Indeed, for all the symbolism of Wednesday’s opening, New York has changed in unexpected ways since ground zero was a pile of smoldering ruins, devastating the economy downtown. Today, Manhattan’s skyline has been transformed with a number of new gleaming glass skyscrapers, and New York’s economy has rebounded to the point where it is more than ever a city of world trade – as well as one of the safest big cities on the globe.

“Twelve years later, let’s look at it,” says Leslie Himmel, a partner in Himmel + Meringoff Properties and the highest ranking female landlord in the city with over 2 million square feet of office space in Manhattan. “The city has become an international capital in a way it wasn’t before.... I don’t think anybody could have predicted the huge amount of foreign money coming into Manhattan for both offices and residences.”

Even as the global and national economy has remained tepid, New York has seen stability and growth, especially in big project real estate.

“Because of the financial and economic unrest worldwide, New York has become a place for investors to park their money,” says Bruce Bronster, a real estate attorney and partner at Windels Marx, a Manhattan-based law firm. “They believe it’s a safe haven for investment, and they’re investing in real estate – individuals are investing, foreign banks are investing, sovereign funds are investing – there’s lots of money that’s coming here.”

The soaring 4 World Trade hardly evokes the concrete austerity of the former Twin Towers, which had little space for people to sit outside or talk or walk with each other.

And since the new skyscraper stands directly adjacent to the 9/11 memorial, Fumihiko Maki, the award-winning Japanese architect, designed an understated, almost deferential building that is basically what one critic called “a silvery extrusion of a trapezoid atop a parallelogram.” Unlike the gothic severity of the former towers, 4 World Trade's mirrored windows reflect the rest of the city and the expanse of the sky.

“This building can be seen from distances away – it’s a very large building,” said Gary Kamemoto, a director at Maki & Associates, in a video interview with The New York Times. “But at the same time, if that kind of quiet dignity can be seen from afar, that, too, becomes a symbol of the World Trade Center.”

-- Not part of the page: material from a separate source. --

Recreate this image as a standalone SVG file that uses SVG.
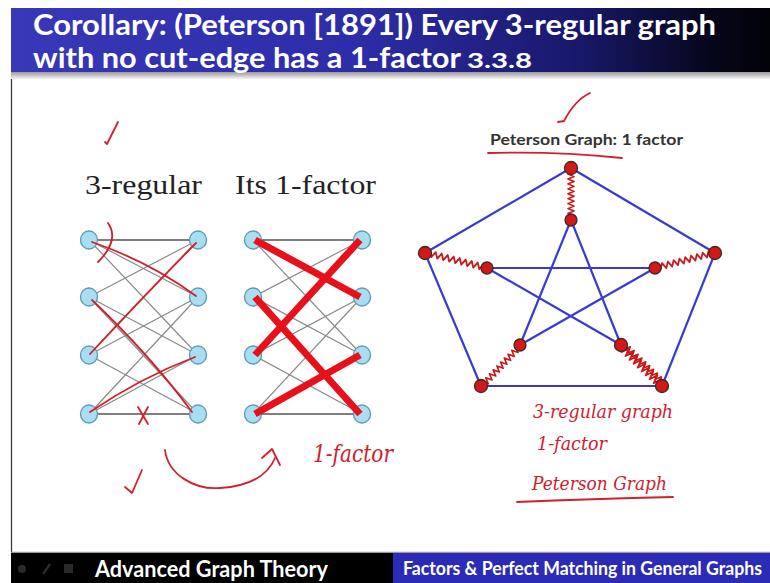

It’s lobby, too, is made of a polished Swedish black granite that faces the memorial – giving those entering the building a reflected view of the memorial park’s trees and the footprint’s reflecting pools. On the other side is a more active transit hall and shopping center.

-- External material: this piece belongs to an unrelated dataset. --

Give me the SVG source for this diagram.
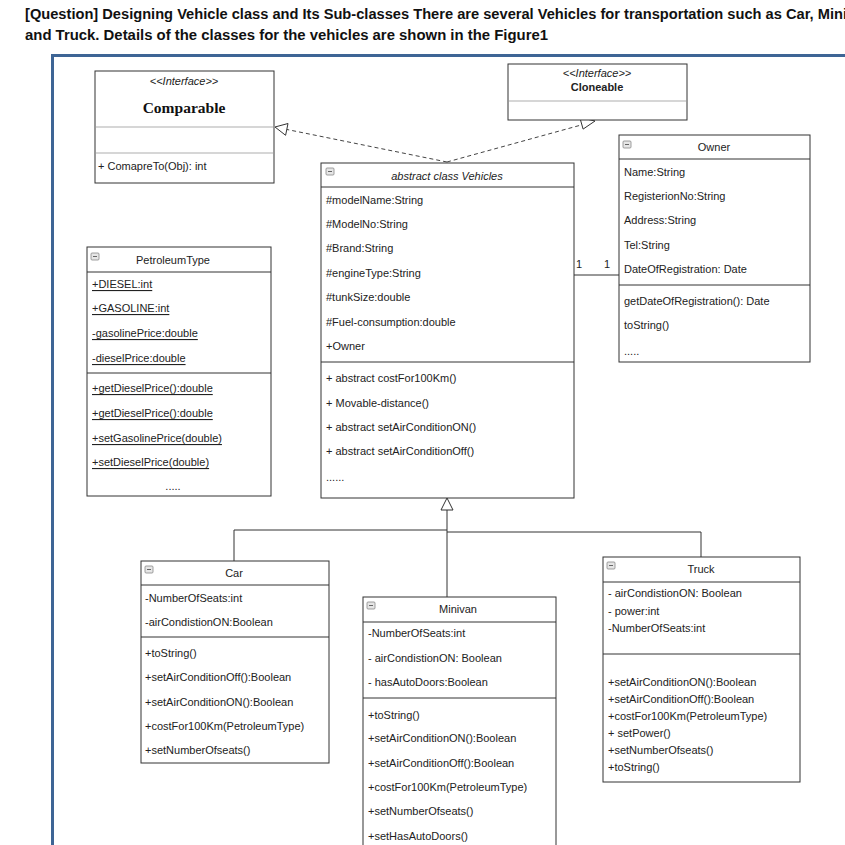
<svg xmlns="http://www.w3.org/2000/svg" width="845" height="845" viewBox="0 0 845 845">
<style>
.t{font-family:"Liberation Sans",Arial,sans-serif;font-size:11px;fill:#222}
.c{text-anchor:middle}
.u{text-decoration:underline}
.box{fill:#fff;stroke:#333;stroke-width:1}
.ln{stroke:#333;stroke-width:1;fill:none}
.lg{stroke:#c8c8c8;stroke-width:1.5;fill:none}
.dash{stroke:#444;stroke-width:1;fill:none;stroke-dasharray:4 3}
.tri{fill:#fff;stroke:#333;stroke-width:1}
.title{font-family:"Liberation Sans",Arial,sans-serif;font-weight:bold;font-size:14.5px;fill:#111}
.ic{fill:#e6e6e6;stroke:#888;stroke-width:0.8}
</style>
<defs>
<g id="minus"><rect class="ic" x="0" y="0" width="8" height="7" rx="1"/><line x1="2" y1="3.5" x2="6" y2="3.5" stroke="#666" stroke-width="1"/></g>
</defs>
<rect width="845" height="845" fill="#fff"/>
<text class="title" x="25" y="19" textLength="822" lengthAdjust="spacingAndGlyphs">[Question] Designing Vehicle class and Its Sub-classes There are several Vehicles for transportation such as Car, Mini</text>
<text class="title" x="25" y="40" textLength="523" lengthAdjust="spacingAndGlyphs">and Truck.  Details of the classes for the vehicles are shown in the Figure1</text>
<rect x="52.5" y="55.5" width="900" height="900" fill="none" stroke="#3e6595" stroke-width="3"/>

<g id="connectors">
<line class="dash" x1="447" y1="162" x2="287" y2="129.5"/>
<polygon class="tri" points="275,127 288,123.5 285.6,135.3"/>
<line class="dash" x1="447" y1="162" x2="583" y2="124.5"/>
<polygon class="tri" points="595,121 583.1,129.1 579.8,117.5"/>
<line class="ln" x1="574" y1="275" x2="619" y2="275"/>
<text class="t" x="576" y="268" font-size="10">1</text>
<text class="t" x="604" y="268" font-size="10">1</text>
<path class="ln" d="M447,510 V597 M447,530 H234 V561 M447,532 H701 V557"/>
<polygon class="tri" points="447,498 441,510 453,510"/>
</g>

<g id="comparable">
<rect class="box" x="95" y="71" width="179" height="112"/>
<line class="lg" x1="96" y1="127" x2="273" y2="127"/>
<line class="lg" x1="96" y1="153" x2="273" y2="153"/>
<text class="t c" x="184" y="81" font-style="italic" font-size="9.5" dominant-baseline="central">&lt;&lt;Interface&gt;&gt;</text>
<text x="184" y="107" text-anchor="middle" dominant-baseline="central" font-family="'Liberation Serif',serif" font-weight="bold" font-size="15.5" fill="#111">Comparable</text>
<text class="t" x="98" y="166" dominant-baseline="central">+ ComapreTo(Obj): int</text>
</g>

<g id="cloneable">
<rect class="box" x="508" y="64" width="179" height="56"/>
<line class="lg" x1="509" y1="101" x2="686" y2="101"/>
<text class="t c" x="597" y="73" font-style="italic" font-size="9.5" dominant-baseline="central">&lt;&lt;Interface&gt;&gt;</text>
<text class="t c" x="597" y="87" font-weight="bold" dominant-baseline="central">Cloneable</text>
</g>

<g id="owner">
<rect class="box" x="619" y="135" width="191" height="227"/>
<line class="ln" x1="619" y1="159" x2="810" y2="159"/>
<line class="ln" x1="619" y1="285" x2="810" y2="285"/>
<use href="#minus" x="623" y="141"/>
<text class="t c" x="714" y="147" dominant-baseline="central">Owner</text>
<text class="t" x="624" y="172" dominant-baseline="central">Name:String</text>
<text class="t" x="624" y="196" dominant-baseline="central">RegisterionNo:String</text>
<text class="t" x="624" y="220" dominant-baseline="central">Address:String</text>
<text class="t" x="624" y="245" dominant-baseline="central">Tel:String</text>
<text class="t" x="624" y="269" dominant-baseline="central">DateOfRegistration: Date</text>
<text class="t" x="624" y="301" dominant-baseline="central">getDateOfRegistration(): Date</text>
<text class="t" x="624" y="325" dominant-baseline="central">toString()</text>
<text class="t" x="624" y="351" font-size="8" dominant-baseline="central">.....</text>
</g>

<g id="vehicles">
<rect class="box" x="321" y="163" width="253" height="335"/>
<line class="ln" x1="321" y1="187" x2="574" y2="187"/>
<line class="ln" x1="321" y1="362" x2="574" y2="362"/>
<use href="#minus" x="326" y="168"/>
<text class="t c" x="447" y="176" font-style="italic" dominant-baseline="central">abstract class Vehicles</text>
<text class="t" x="326" y="200" dominant-baseline="central">#modelName:String</text>
<text class="t" x="326" y="224" dominant-baseline="central">#ModelNo:String</text>
<text class="t" x="326" y="248" dominant-baseline="central">#Brand:String</text>
<text class="t" x="326" y="273" dominant-baseline="central">#engineType:String</text>
<text class="t" x="326" y="297" dominant-baseline="central">#tunkSize:double</text>
<text class="t" x="326" y="322" dominant-baseline="central">#Fuel-consumption:double</text>
<text class="t" x="326" y="346" dominant-baseline="central">+Owner</text>
<text class="t" x="326" y="378" dominant-baseline="central">+ abstract costFor100Km()</text>
<text class="t" x="326" y="403" dominant-baseline="central">+ Movable-distance()</text>
<text class="t" x="326" y="427" dominant-baseline="central">+ abstract setAirConditionON()</text>
<text class="t" x="326" y="451" dominant-baseline="central">+ abstract setAirConditionOff()</text>
<text class="t" x="326" y="477" font-size="8" dominant-baseline="central">......</text>
</g>

<g id="petroleumtype">
<rect class="box" x="87" y="247" width="184" height="249"/>
<line class="ln" x1="87" y1="272" x2="271" y2="272"/>
<line class="ln" x1="87" y1="373" x2="271" y2="373"/>
<use href="#minus" x="91" y="253"/>
<text class="t c" x="173" y="260" dominant-baseline="central">PetroleumType</text>
<text class="t u" x="92" y="284" dominant-baseline="central">+DIESEL:int</text>
<text class="t u" x="92" y="308" dominant-baseline="central">+GASOLINE:int</text>
<text class="t u" x="92" y="333" dominant-baseline="central">-gasolinePrice:double</text>
<text class="t u" x="92" y="358" dominant-baseline="central">-dieselPrice:double</text>
<text class="t u" x="92" y="388" dominant-baseline="central">+getDieselPrice():double</text>
<text class="t u" x="92" y="413" dominant-baseline="central">+getDieselPrice():double</text>
<text class="t u" x="92" y="438" dominant-baseline="central">+setGasolinePrice(double)</text>
<text class="t u" x="92" y="462" dominant-baseline="central">+setDieselPrice(double)</text>
<text class="t c" x="173" y="486" font-size="8" dominant-baseline="central">.....</text>
</g>

<g id="car">
<rect class="box" x="141" y="561" width="188" height="202"/>
<line class="ln" x1="141" y1="585" x2="329" y2="585"/>
<line class="ln" x1="141" y1="637" x2="329" y2="637"/>
<use href="#minus" x="145" y="566"/>
<text class="t c" x="234" y="573" dominant-baseline="central">Car</text>
<text class="t" x="145" y="598" dominant-baseline="central">-NumberOfSeats:int</text>
<text class="t" x="145" y="622" dominant-baseline="central">-airCondistionON:Boolean</text>
<text class="t" x="145" y="653" dominant-baseline="central">+toString()</text>
<text class="t" x="145" y="677" dominant-baseline="central">+setAirConditionOff():Boolean</text>
<text class="t" x="145" y="702" dominant-baseline="central">+setAirConditionON():Boolean</text>
<text class="t" x="145" y="726" dominant-baseline="central">+costFor100Km(PetroleumType)</text>
<text class="t" x="145" y="750" dominant-baseline="central">+setNumberOfseats()</text>
</g>

<g id="minivan">
<rect class="box" x="363" y="597" width="193" height="260"/>
<line class="ln" x1="363" y1="622" x2="556" y2="622"/>
<line class="ln" x1="363" y1="698" x2="556" y2="698"/>
<use href="#minus" x="367" y="602"/>
<text class="t c" x="458" y="609" dominant-baseline="central">Minivan</text>
<text class="t" x="368" y="633" dominant-baseline="central">-NumberOfSeats:int</text>
<text class="t" x="368" y="658" dominant-baseline="central">- airCondistionON: Boolean</text>
<text class="t" x="368" y="682" dominant-baseline="central">- hasAutoDoors:Boolean</text>
<text class="t" x="368" y="715" dominant-baseline="central">+toString()</text>
<text class="t" x="368" y="738" dominant-baseline="central">+setAirConditionON():Boolean</text>
<text class="t" x="368" y="763" dominant-baseline="central">+setAirConditionOff():Boolean</text>
<text class="t" x="368" y="787" dominant-baseline="central">+costFor100Km(PetroleumType)</text>
<text class="t" x="368" y="811" dominant-baseline="central">+setNumberOfseats()</text>
<text class="t" x="368" y="836" dominant-baseline="central">+setHasAutoDoors()</text>
</g>

<g id="truck">
<rect class="box" x="603" y="557" width="197" height="225"/>
<line class="ln" x1="603" y1="582" x2="800" y2="582"/>
<line class="ln" x1="603" y1="654" x2="800" y2="654"/>
<use href="#minus" x="607" y="562"/>
<text class="t c" x="701" y="569" dominant-baseline="central">Truck</text>
<text class="t" x="608" y="593" dominant-baseline="central">- airCondistionON: Boolean</text>
<text class="t" x="608" y="611" dominant-baseline="central">- power:int</text>
<text class="t" x="608" y="628" dominant-baseline="central">-NumberOfSeats:int</text>
<text class="t" x="608" y="682" dominant-baseline="central">+setAirConditionON():Boolean</text>
<text class="t" x="608" y="699" dominant-baseline="central">+setAirConditionOff():Boolean</text>
<text class="t" x="608" y="716" dominant-baseline="central">+costFor100Km(PetroleumType)</text>
<text class="t" x="608" y="733" dominant-baseline="central">+ setPower()</text>
<text class="t" x="608" y="750" dominant-baseline="central">+setNumberOfseats()</text>
<text class="t" x="608" y="767" dominant-baseline="central">+toString()</text>
</g>
</svg>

There’s a sense in which, too, the new skyscraper evokes a tempered vision of the city’s revved-up economic engine. At the center of all the highly charged monuments to capitalism lay what many see as sacred ground.     

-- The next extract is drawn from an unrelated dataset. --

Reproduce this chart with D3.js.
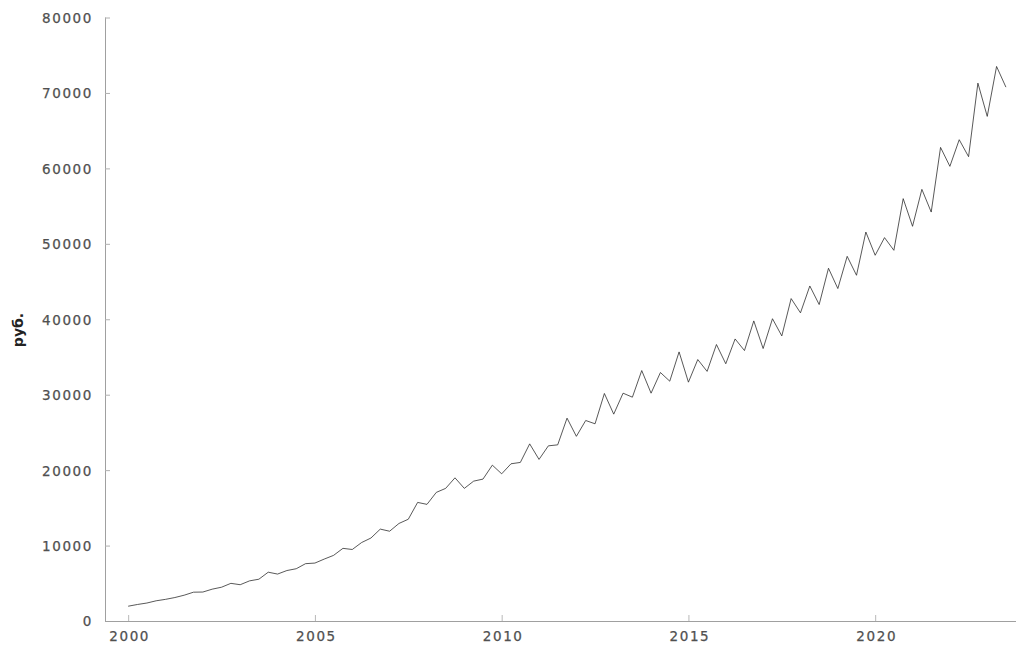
<!DOCTYPE html>
<html>
<head>
<meta charset="utf-8">
<script src="https://cdn.jsdelivr.net/npm/d3@7"></script>
<style>
  html, body { margin: 0; padding: 0; background: #fff; }
  svg { display: block; }
  .tick text { font-family: "DejaVu Sans", Verdana, sans-serif; font-size: 13.5px; fill: #505050; letter-spacing: 1.6px; stroke: #505050; stroke-width: 0.25px; }
</style>
</head>
<body>
<svg id="chart" width="1016" height="648"></svg>
<script>
// Quarterly values, 2000 Q1 .. 2023 Q3 (руб.)
const startYear = 2000;
const values = [
  1960, 2190, 2380, 2680,
  2870, 3110, 3420, 3820,
  3840, 4220, 4480, 4990,
  4810, 5320, 5540, 6470,
  6220, 6690, 6930, 7600,
  7680, 8210, 8700, 9630,
  9480, 10400, 11000, 12180,
  11900, 12930, 13490, 15720,
  15460, 17050, 17580, 18980,
  17580, 18540, 18810, 20660,
  19510, 20840, 21020, 23480,
  21420, 23220, 23350, 26890,
  24480, 26580, 26140, 30160,
  27420, 30200, 29670, 33200,
  30200, 32940, 31790, 35670,
  31660, 34660, 33090, 36650,
  34100, 37390, 35850, 39780,
  36120, 40070, 37790, 42740,
  40850, 44410, 41950, 46760,
  44070, 48340, 45830, 51560,
  48480, 50820, 49140, 55990,
  52320, 57220, 54210, 62780,
  60270, 63800, 61550, 71300,
  66890, 73510, 70770
];
const xTicks = [2000, 2005, 2010, 2015, 2020];
const yTicks = [0, 10000, 20000, 30000, 40000, 50000, 60000, 70000, 80000];
const yTitle = "руб.";

const data = values.map((v, i) => ({ t: startYear + i / 4, v }));

const svg = d3.select("#chart");
const x = d3.scaleLinear().domain([1999.38, 2023.77]).range([105, 1016]);
const y = d3.scaleLinear().domain([0, 80000]).range([621, 17.5]);

// Y axis
const gy = svg.append("g").attr("transform", "translate(105,0)")
  .call(d3.axisRight(y).tickValues(yTicks).tickSize(5).tickPadding(0).tickFormat(d3.format("d")));
gy.select(".domain").attr("stroke", "#a0a0a0").attr("d", `M0.5,${y(80000)}V${y(0)}`);
gy.selectAll(".tick line").attr("stroke", "#b0b0b0");
gy.selectAll(".tick text").attr("text-anchor", "end").attr("x", -12).attr("dy", "0.36em");

// X axis
const gx = svg.append("g").attr("transform", "translate(0,621)")
  .call(d3.axisTop(x).tickValues(xTicks).tickSize(6).tickFormat(d3.format("d")));
gx.select(".domain").attr("stroke", "#a0a0a0").attr("d", `M105,0.5H1016`);
gx.selectAll(".tick line").attr("stroke", "#b8b8b8");
gx.selectAll(".tick text").attr("y", 20).attr("dy", "0").attr("x", 1);

// Line
const line = d3.line().x(d => x(d.t)).y(d => y(d.v));
svg.append("path").datum(data)
  .attr("d", line)
  .attr("fill", "none")
  .attr("stroke", "#222")
  .attr("stroke-width", 0.75)
  .attr("stroke-linejoin", "miter");

// Y title
svg.append("text")
  .attr("transform", "translate(23,330) rotate(-90)")
  .attr("text-anchor", "middle")
  .attr("font-family", "DejaVu Sans, Verdana, sans-serif")
  .attr("font-size", 14)
  .attr("font-weight", "bold")
  .attr("fill", "#222")
  .text(yTitle);
</script>
</body>
</html>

“Our duty is to create a memorial to those friends, neighbors, and co-workers lost on 9/11,” said Larry Silverstein, the lease holder and developer of the World Trade Center site, which is owned by the Port Authority of New York and New Jersey. “But we’re also charged with creating a vibrant neighborhood, a better version of New York.”

Still, the rebuilt site is already teeming with visitors – shoppers and tourists, as well as an international cast of finance and tech workers that will be arriving soon.  

“The new World Trade Center is not just symbolic, it’s going to be the home to hundreds and hundreds of business and retail establishments,” says Mr. Bronster, who currently has clients negotiating to be included in the retail concourse on the site. “The museum will be there, the transportation Oculus, and there’s going to be a retail concourse that is so magnificent that it’s going to be an architectural destination.”